TO BE DONE
Leaving out all pictures, reproduce the entries below exactly, from the first line through the line that contains "const yMin = 0, yMax = 105, yStep = 5;".

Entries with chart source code
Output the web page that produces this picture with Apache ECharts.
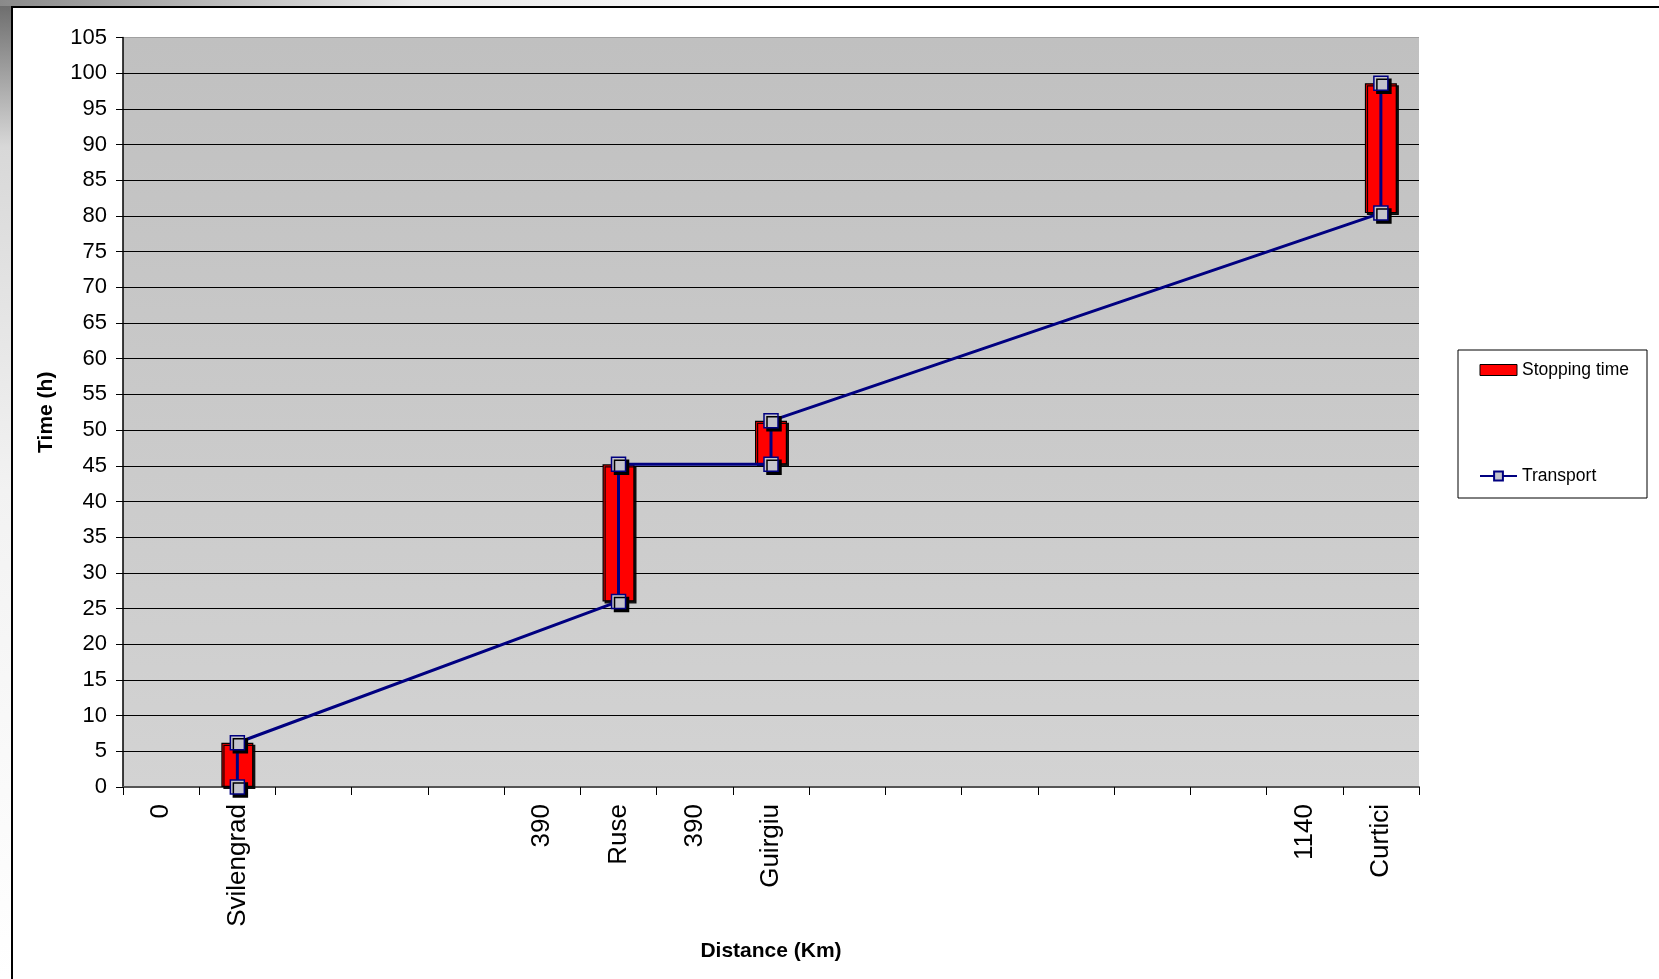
<!DOCTYPE html>
<html>
<head>
<meta charset="utf-8">
<title>Stopping time and transport</title>
<script src="https://cdn.jsdelivr.net/npm/echarts@6/dist/echarts.min.js"></script>
<style>
  html, body { margin: 0; padding: 0; background: #ffffff; }
  #chart { width: 1659px; height: 979px; }
</style>
</head>
<body>
<div id="chart"></div>
<script>
// Route positions along the distance axis (blank slots keep the spacing)
const categories = ['0', 'Svilengrad', '', '', '', '390', 'Ruse', '390', 'Guirgiu',
  '', '', '', '', '', '', '1140', 'Curtici'];

// Stations where the train stops, with arrival and departure time (h)
const stopStations = ['Svilengrad', 'Ruse', 'Guirgiu', 'Curtici'];
const arrivalTime = [0, 26.0, 45.2, 80.4];
const departureTime = [6.2, 45.2, 51.3, 98.6];

// Y axis ticks
const yMin = 0, yMax = 105, yStep = 5;

// Floating bars: transparent base up to the arrival, visible part for the stop
const baseData = categories.map(() => null);
const stopData = categories.map(() => null);
stopStations.forEach((s, i) => {
  const idx = categories.indexOf(s);
  baseData[idx] = arrivalTime[i];
  stopData[idx] = +(departureTime[i] - arrivalTime[i]).toFixed(2);
});

// Transport line: arrival then departure at each stop, in travel order
const transportData = [];
stopStations.forEach((s, i) => {
  const idx = categories.indexOf(s);
  transportData.push([idx, arrivalTime[i]]);
  transportData.push([idx, departureTime[i]]);
});

// One split line per tick; the top edge is drawn lighter
const nLines = Math.round((yMax - yMin) / yStep) + 1;
const splitColors = [];
for (let i = 0; i < nLines; i++) splitColors.push(i === nLines - 1 ? '#a0a0a0' : '#000000');

const chart = echarts.init(document.getElementById('chart'), null, { renderer: 'canvas' });

const FONT = 'Liberation Sans, Arial, sans-serif';

chart.setOption({
  backgroundColor: '#ffffff',
  animation: false,
  textStyle: { fontFamily: FONT },
  graphic: [
    {
      type: 'rect', left: 0, top: 0, z: -10,
      shape: { width: 11, height: 979 },
      style: {
        fill: {
          type: 'linear', x: 0, y: 0, x2: 0, y2: 1,
          colorStops: [
            { offset: 0, color: '#6a6a6a' },
            { offset: 0.15, color: '#d8d8d8' },
            { offset: 0.5, color: '#f2f2f2' },
            { offset: 1, color: '#ffffff' }
          ]
        }
      }
    },
    {
      type: 'rect', left: 0, top: 0, z: -10,
      shape: { width: 1659, height: 6 },
      style: {
        fill: {
          type: 'linear', x: 0, y: 0, x2: 1, y2: 0,
          colorStops: [
            { offset: 0, color: '#8a8a8a' },
            { offset: 0.25, color: '#e8e8e8' },
            { offset: 0.5, color: '#ffffff' },
            { offset: 1, color: '#ffffff' }
          ]
        }
      }
    },
    {
      type: 'polyline', z: 10,
      shape: { points: [[12, 979], [12, 7], [1659, 7]] },
      style: { stroke: '#000000', lineWidth: 2, fill: null }
    }
  ],
  grid: {
    left: 123, right: 240, top: 37.5, bottom: 192,
    show: true,
    borderWidth: 0,
    backgroundColor: {
      type: 'linear', x: 0, y: 0, x2: 0, y2: 1,
      colorStops: [
        { offset: 0, color: '#c0c0c0' },
        { offset: 1, color: '#d3d3d3' }
      ]
    }
  },
  legend: {
    orient: 'vertical',
    left: 1458, top: 350,
    padding: [11, 18, 13, 21],
    itemGap: 88,
    itemWidth: 37, itemHeight: 11,
    borderColor: '#000000', borderWidth: 1,
    backgroundColor: '#ffffff',
    textStyle: { fontFamily: FONT, fontSize: 17.5, color: '#000000' },
    data: [
      { name: 'Stopping time', icon: 'rect', itemStyle: { color: '#ff0000', borderColor: '#000000', borderWidth: 1, shadowBlur: 0, shadowOffsetX: 0, shadowOffsetY: 0 } },
      { name: 'Transport' }
    ]
  },
  xAxis: {
    type: 'category',
    data: categories,
    boundaryGap: true,
    name: 'Distance (Km)',
    nameLocation: 'middle',
    nameGap: 154,
    nameTextStyle: { fontFamily: FONT, fontSize: 21, fontWeight: 'bold', color: '#000000' },
    axisLine: { show: true, lineStyle: { color: '#555555', width: 2 } },
    axisTick: { show: true, interval: 0, length: 8, lineStyle: { color: '#000000', width: 1 } },
    axisLabel: {
      interval: 0, rotate: 90, margin: 17,
      fontFamily: FONT, fontSize: 26, color: '#000000'
    },
    splitLine: { show: false }
  },
  yAxis: {
    type: 'value',
    min: yMin, max: yMax, interval: yStep,
    name: 'Time (h)',
    nameLocation: 'middle',
    nameRotate: 90,
    nameGap: 66,
    nameTextStyle: { fontFamily: FONT, fontSize: 21, fontWeight: 'bold', color: '#000000' },
    axisLine: { show: true, lineStyle: { color: '#000000', width: 1.5 } },
    axisTick: { show: true, length: 7, lineStyle: { color: '#000000' } },
    axisLabel: { margin: 16, fontFamily: FONT, fontSize: 22, color: '#000000' },
    splitLine: { show: true, lineStyle: { color: splitColors, width: 1.2 } }
  },
  series: [
    {
      name: 'base',
      type: 'bar',
      stack: 'stop',
      data: baseData,
      barWidth: 32,
      itemStyle: { color: 'rgba(0,0,0,0)' },
      emphasis: { disabled: true },
      silent: true,
      z: 2
    },
    {
      name: 'Stopping time',
      type: 'bar',
      stack: 'stop',
      data: stopData,
      barWidth: 32,
      itemStyle: {
        color: '#ff0000',
        borderColor: '#000000',
        borderWidth: 1.2,
        shadowColor: 'rgba(0,0,0,0.9)',
        shadowBlur: 0,
        shadowOffsetX: 2,
        shadowOffsetY: 2
      },
      z: 2
    },
    {
      name: 'Transport',
      type: 'line',
      data: transportData,
      symbol: 'rect',
      symbolSize: 14,
      z: 5,
      lineStyle: { color: '#000080', width: 3 },
      itemStyle: {
        color: '#c4c4cc',
        borderColor: '#000080',
        borderWidth: 1.5,
        shadowColor: '#000000',
        shadowBlur: 0,
        shadowOffsetX: 3,
        shadowOffsetY: 3
      }
    }
  ]
});
</script>
</body>
</html>
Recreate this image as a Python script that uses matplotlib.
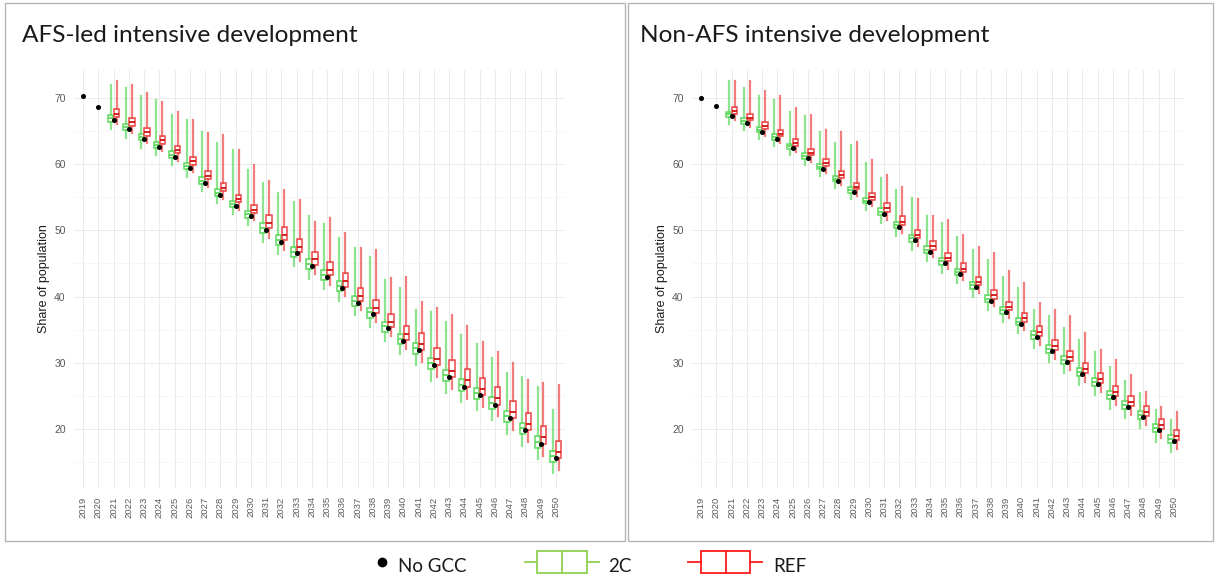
# -*- coding: utf-8 -*-
import numpy as np
import matplotlib
matplotlib.use("Agg")
import matplotlib.pyplot as plt
from matplotlib.patches import Rectangle
from matplotlib.lines import Line2D

years = list(range(2019, 2051))
box_years = list(range(2021, 2051))

# --- AFS-led intensive development ---
afs_nogcc = [70.2, 68.6, 66.6, 65.3, 63.8, 62.6, 61.1, 59.4, 57.2, 55.4, 53.7, 52.1,
             50.1, 48.3, 46.5, 44.6, 43.0, 41.3, 39.1, 37.3, 35.2, 33.3,
             31.9, 29.6, 27.8, 26.4, 25.1, 23.7, 21.6, 19.8, 17.8, 15.6]

afs_2c_lo = [65.3, 64.0, 62.5, 61.3, 59.8, 58.1, 55.9, 54.1, 52.4, 50.8,
             48.2, 46.4, 44.6, 42.7, 41.1, 39.4, 37.2, 35.4, 33.3, 31.4,
             29.6, 27.3, 25.5, 24.1, 22.8, 21.4, 19.3, 17.5, 15.5, 13.3]
afs_2c_q1 = [66.4, 65.1, 63.6, 62.4, 60.9, 59.2, 57.0, 55.2, 53.5, 51.9,
             49.6, 47.8, 46.0, 44.1, 42.5, 40.8, 38.6, 36.8, 34.7, 32.8,
             31.3, 29.0, 27.2, 25.8, 24.5, 23.1, 21.0, 19.2, 17.2, 15.0]
afs_2c_med = [66.9, 65.6, 64.1, 62.9, 61.4, 59.7, 57.5, 55.7, 54.0, 52.4,
              50.4, 48.6, 46.8, 44.9, 43.3, 41.6, 39.4, 37.6, 35.5, 33.6,
              32.2, 29.9, 28.1, 26.7, 25.4, 24.0, 21.9, 20.1, 18.1, 15.9]
afs_2c_q3 = [67.4, 66.1, 64.6, 63.4, 61.9, 60.2, 58.0, 56.2, 54.5, 52.9,
             51.1, 49.3, 47.5, 45.6, 44.0, 42.3, 40.1, 38.3, 36.2, 34.3,
             33.0, 30.7, 28.9, 27.5, 26.2, 24.8, 22.7, 20.9, 18.9, 16.7]
afs_2c_hi = [71.9, 71.5, 70.2, 69.7, 67.4, 66.7, 64.9, 63.2, 62.1, 59.1,
             57.2, 55.6, 54.3, 52.1, 51.0, 48.8, 47.3, 46.0, 42.5, 41.3,
             38.0, 37.7, 36.2, 34.2, 32.9, 30.7, 28.4, 27.9, 26.4, 22.9]

afs_ref_lo = [66.0, 64.7, 63.2, 62.0, 60.5, 58.8, 56.6, 54.8, 53.1, 51.5,
              48.9, 47.1, 45.3, 43.4, 41.8, 40.1, 37.9, 36.1, 34.0, 32.1,
              30.1, 27.8, 26.0, 24.6, 23.3, 21.9, 19.8, 18.0, 16.0, 13.8]
afs_ref_q1 = [67.1, 65.8, 64.3, 63.1, 61.6, 59.9, 57.7, 55.9, 54.2, 52.6,
              50.3, 48.5, 46.7, 44.8, 43.2, 41.5, 39.3, 37.5, 35.4, 33.5,
              31.9, 29.6, 27.8, 26.4, 25.1, 23.7, 21.6, 19.8, 17.8, 15.6]
afs_ref_med = [67.6, 66.3, 64.8, 63.6, 62.1, 60.4, 58.2, 56.4, 54.7, 53.1,
               51.1, 49.3, 47.5, 45.6, 44.0, 42.3, 40.1, 38.3, 36.2, 34.3,
               32.9, 30.6, 28.8, 27.4, 26.1, 24.7, 22.6, 20.8, 18.8, 16.6]
afs_ref_q3 = [68.3, 67.0, 65.5, 64.3, 62.8, 61.1, 58.9, 57.1, 55.4, 53.8,
              52.3, 50.5, 48.7, 46.8, 45.2, 43.5, 41.3, 39.5, 37.4, 35.5,
              34.5, 32.2, 30.4, 29.0, 27.7, 26.3, 24.2, 22.4, 20.4, 18.2]
afs_ref_hi = [72.5, 71.9, 70.7, 69.4, 67.8, 66.7, 64.7, 64.4, 62.1, 59.9,
              57.4, 56.1, 54.6, 51.3, 51.8, 49.6, 47.3, 47.0, 42.8, 43.0,
              39.2, 38.2, 37.2, 35.5, 33.2, 31.7, 29.9, 27.4, 26.9, 26.6]

# --- Non-AFS intensive development ---
non_nogcc = [70.0, 68.8, 67.2, 66.2, 64.9, 63.8, 62.4, 60.9, 59.3, 57.5, 55.8, 54.2,
             52.5, 50.5, 48.5, 46.8, 45.0, 43.4, 41.4, 39.4, 37.6, 35.9,
             33.9, 31.8, 30.1, 28.3, 26.8, 24.8, 23.3, 21.8, 19.8, 18.2]

non_2c_lo = [66.1, 65.1, 63.8, 62.7, 61.3, 59.8, 58.2, 56.4, 54.7, 53.1,
             51.1, 49.1, 47.1, 45.4, 43.6, 42.0, 40.0, 38.0, 36.2, 34.5,
             32.2, 30.1, 28.4, 26.6, 25.1, 23.1, 21.6, 20.1, 18.1, 16.5]
non_2c_q1 = [67.1, 66.1, 64.8, 63.7, 62.3, 60.8, 59.2, 57.4, 55.7, 54.1,
             52.3, 50.3, 48.3, 46.6, 44.8, 43.2, 41.2, 39.2, 37.4, 35.7,
             33.6, 31.5, 29.8, 28.0, 26.5, 24.5, 23.0, 21.5, 19.5, 17.9]
non_2c_med = [67.5, 66.5, 65.2, 64.1, 62.7, 61.2, 59.6, 57.8, 56.1, 54.5,
              52.8, 50.8, 48.8, 47.1, 45.3, 43.7, 41.7, 39.7, 37.9, 36.2,
              34.2, 32.1, 30.4, 28.6, 27.1, 25.1, 23.6, 22.1, 20.1, 18.5]
non_2c_q3 = [67.9, 66.9, 65.6, 64.5, 63.1, 61.6, 60.0, 58.2, 56.5, 54.9,
             53.3, 51.3, 49.3, 47.6, 45.8, 44.2, 42.2, 40.2, 38.4, 36.7,
             34.8, 32.7, 31.0, 29.2, 27.7, 25.7, 24.2, 22.7, 20.7, 19.1]
non_2c_hi = [72.5, 71.5, 70.2, 69.7, 67.9, 67.2, 64.9, 63.2, 62.9, 60.1,
             57.9, 56.1, 54.9, 52.1, 51.1, 49.0, 47.0, 45.5, 43.0, 41.3,
             38.0, 37.0, 35.3, 33.4, 31.7, 29.4, 27.2, 25.4, 22.9, 21.4]

non_ref_lo = [66.6, 65.6, 64.3, 63.2, 61.8, 60.3, 58.7, 56.9, 55.2, 53.6,
              51.6, 49.6, 47.6, 45.9, 44.1, 42.5, 40.5, 38.5, 36.7, 35.0,
              32.7, 30.6, 28.9, 27.1, 25.6, 23.6, 22.1, 20.6, 18.6, 17.0]
non_ref_q1 = [67.6, 66.6, 65.3, 64.2, 62.8, 61.3, 59.7, 57.9, 56.2, 54.6,
              52.8, 50.8, 48.8, 47.1, 45.3, 43.7, 41.7, 39.7, 37.9, 36.2,
              34.1, 32.0, 30.3, 28.5, 27.0, 25.0, 23.5, 22.0, 20.0, 18.4]
non_ref_med = [68.0, 67.0, 65.7, 64.6, 63.2, 61.7, 60.1, 58.3, 56.6, 55.0,
               53.3, 51.3, 49.3, 47.6, 45.8, 44.2, 42.2, 40.2, 38.4, 36.7,
               34.7, 32.6, 30.9, 29.1, 27.6, 25.6, 24.1, 22.6, 20.6, 19.0]
non_ref_q3 = [68.6, 67.6, 66.3, 65.2, 63.8, 62.3, 60.7, 58.9, 57.2, 55.6,
              54.1, 52.1, 50.1, 48.4, 46.6, 45.0, 43.0, 41.0, 39.2, 37.5,
              35.6, 33.5, 31.8, 30.0, 28.5, 26.5, 25.0, 23.5, 21.5, 19.9]
non_ref_hi = [72.6, 72.5, 71.0, 70.2, 68.4, 67.4, 65.2, 64.9, 63.4, 60.6,
              58.4, 56.6, 54.8, 52.1, 51.6, 49.3, 47.5, 46.5, 43.8, 42.0,
              39.0, 38.0, 37.0, 34.5, 31.9, 30.4, 28.2, 25.6, 23.4, 22.6]

titles = ["AFS-led intensive development", "Non-AFS intensive development"]
GREEN = "#5fd85f"
RED = "#ec4646"
LEG_GREEN = "#92d050"
LEG_RED = "#ff1a1a"

W, H = 1216, 578


def fx(px):
    return px / W


def fy(py):
    return 1 - py / H


def make_stats(lo, q1, med, q3, hi):
    return [dict(whislo=a, q1=b, med=c, q3=d, whishi=e, fliers=[])
            for a, b, c, d, e in zip(lo, q1, med, q3, hi)]


def draw_panel(ax, nogcc, c2, ref):
    pos = np.arange(len(years))
    bpos = np.array([years.index(y) for y in box_years])

    # 2C boxes on the left of each year, REF on the right
    ax.bxp(make_stats(*c2), positions=bpos - 0.19, widths=0.36, showcaps=False,
           patch_artist=True,
           boxprops=dict(edgecolor=GREEN, facecolor="white", linewidth=1.1),
           whiskerprops=dict(color=GREEN, linewidth=1.6, alpha=0.7),
           medianprops=dict(color=GREEN, linewidth=1.3), manage_ticks=False)
    ax.bxp(make_stats(*ref), positions=bpos + 0.19, widths=0.36, showcaps=False,
           patch_artist=True,
           boxprops=dict(edgecolor=RED, facecolor="white", linewidth=1.1),
           whiskerprops=dict(color=RED, linewidth=1.6, alpha=0.7),
           medianprops=dict(color="#d01010", linewidth=1.3), manage_ticks=False)
    ax.plot(pos, nogcc, "o", color="black", markersize=2.6, zorder=5)

    ax.set_xlim(-0.6, len(years) - 0.4)
    ax.set_ylim(11.1, 74.2)
    ax.set_xticks(pos)
    ax.set_xticklabels([str(y) for y in years], rotation=90)
    ax.set_yticks([20, 30, 40, 50, 60, 70])
    ax.set_yticks([15, 25, 35, 45, 55, 65], minor=True)
    ax.grid(True, which="major", color="#ebebeb", linewidth=0.7)
    ax.grid(True, which="minor", axis="y", color="#f3f3f3", linewidth=0.5)
    ax.set_axisbelow(True)
    for s in ax.spines.values():
        s.set_visible(False)
    ax.tick_params(which="both", length=0, labelcolor="#5a5a5a")
    ax.tick_params(axis="y", labelsize=7.5, pad=6)
    ax.tick_params(axis="x", labelsize=6.8, pad=6)
    ax.set_ylabel("Share of population", fontsize=9, color="#1a1a1a", labelpad=3)


if __name__ == "__main__":
    plt.rcParams["font.family"] = ["Liberation Sans", "DejaVu Sans"]
    fig = plt.figure(figsize=(W / 100, H / 100), dpi=100)

    panels = [
        (afs_nogcc, (afs_2c_lo, afs_2c_q1, afs_2c_med, afs_2c_q3, afs_2c_hi),
         (afs_ref_lo, afs_ref_q1, afs_ref_med, afs_ref_q3, afs_ref_hi)),
        (non_nogcc, (non_2c_lo, non_2c_q1, non_2c_med, non_2c_q3, non_2c_hi),
         (non_ref_lo, non_ref_q1, non_ref_med, non_ref_q3, non_ref_hi)),
    ]

    frames = [(5, 625), (628, 1213)]
    for i, (nogcc, c2, ref) in enumerate(panels):
        off = 618 * i
        ax = fig.add_axes([fx(74 + off), fy(488), fx(565 - 74), fy(70) - fy(488)])
        draw_panel(ax, nogcc, c2, ref)
        x0, x1 = frames[i]
        fig.add_artist(Rectangle((fx(x0), fy(541)), fx(x1 - x0), fy(3) - fy(541),
                                 transform=fig.transFigure, fill=False,
                                 edgecolor="#b5b5b5", linewidth=1.0))
        fig.text(fx(22 + off), fy(35), titles[i], fontsize=17.6, family="Lato",
                 color="#1a1a1a", va="center", ha="left")

    # legend along the bottom
    ly = fy(562)
    fig.add_artist(Line2D([fx(382)], [ly], marker="o", color="black",
                          markersize=6, transform=fig.transFigure))
    fig.text(fx(398), fy(566), "No GCC", fontsize=13.5, family="Lato",
             color="#1a1a1a", va="center")
    for col, (wl, bl, br, wr), xt, lab in [
            (LEG_GREEN, (525, 537, 587, 599), 608, "2C"),
            (LEG_RED, (688, 701, 750, 762), 773, "REF")]:
        fig.add_artist(Line2D([fx(wl), fx(bl)], [ly, ly], color=col, linewidth=1.3,
                              transform=fig.transFigure))
        fig.add_artist(Line2D([fx(br), fx(wr)], [ly, ly], color=col, linewidth=1.3,
                              transform=fig.transFigure))
        fig.add_artist(Rectangle((fx(bl), fy(573)), fx(br - bl), fy(551) - fy(573),
                                 transform=fig.transFigure, fill=False,
                                 edgecolor=col, linewidth=1.3))
        mid = (bl + br) / 2
        fig.add_artist(Line2D([fx(mid), fx(mid)], [fy(573), fy(551)], color=col,
                              linewidth=1.3, transform=fig.transFigure))
        fig.text(fx(xt), fy(566), lab, fontsize=13.5, family="Lato",
                 color="#1a1a1a", va="center")

    fig.savefig("out.png", dpi=100)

OUTPUT OF THE EXERCISE
Output the web page that produces this picture with Apache ECharts.
<!DOCTYPE html>
<html>
<head>
<meta charset="utf-8">
<title>Stopping time and transport</title>
<script src="https://cdn.jsdelivr.net/npm/echarts@6/dist/echarts.min.js"></script>
<style>
  html, body { margin: 0; padding: 0; background: #ffffff; }
  #chart { width: 1659px; height: 979px; }
</style>
</head>
<body>
<div id="chart"></div>
<script>
// Route positions along the distance axis (blank slots keep the spacing)
const categories = ['0', 'Svilengrad', '', '', '', '390', 'Ruse', '390', 'Guirgiu',
  '', '', '', '', '', '', '1140', 'Curtici'];

// Stations where the train stops, with arrival and departure time (h)
const stopStations = ['Svilengrad', 'Ruse', 'Guirgiu', 'Curtici'];
const arrivalTime = [0, 26.0, 45.2, 80.4];
const departureTime = [6.2, 45.2, 51.3, 98.6];

// Y axis ticks
const yMin = 0, yMax = 105, yStep = 5;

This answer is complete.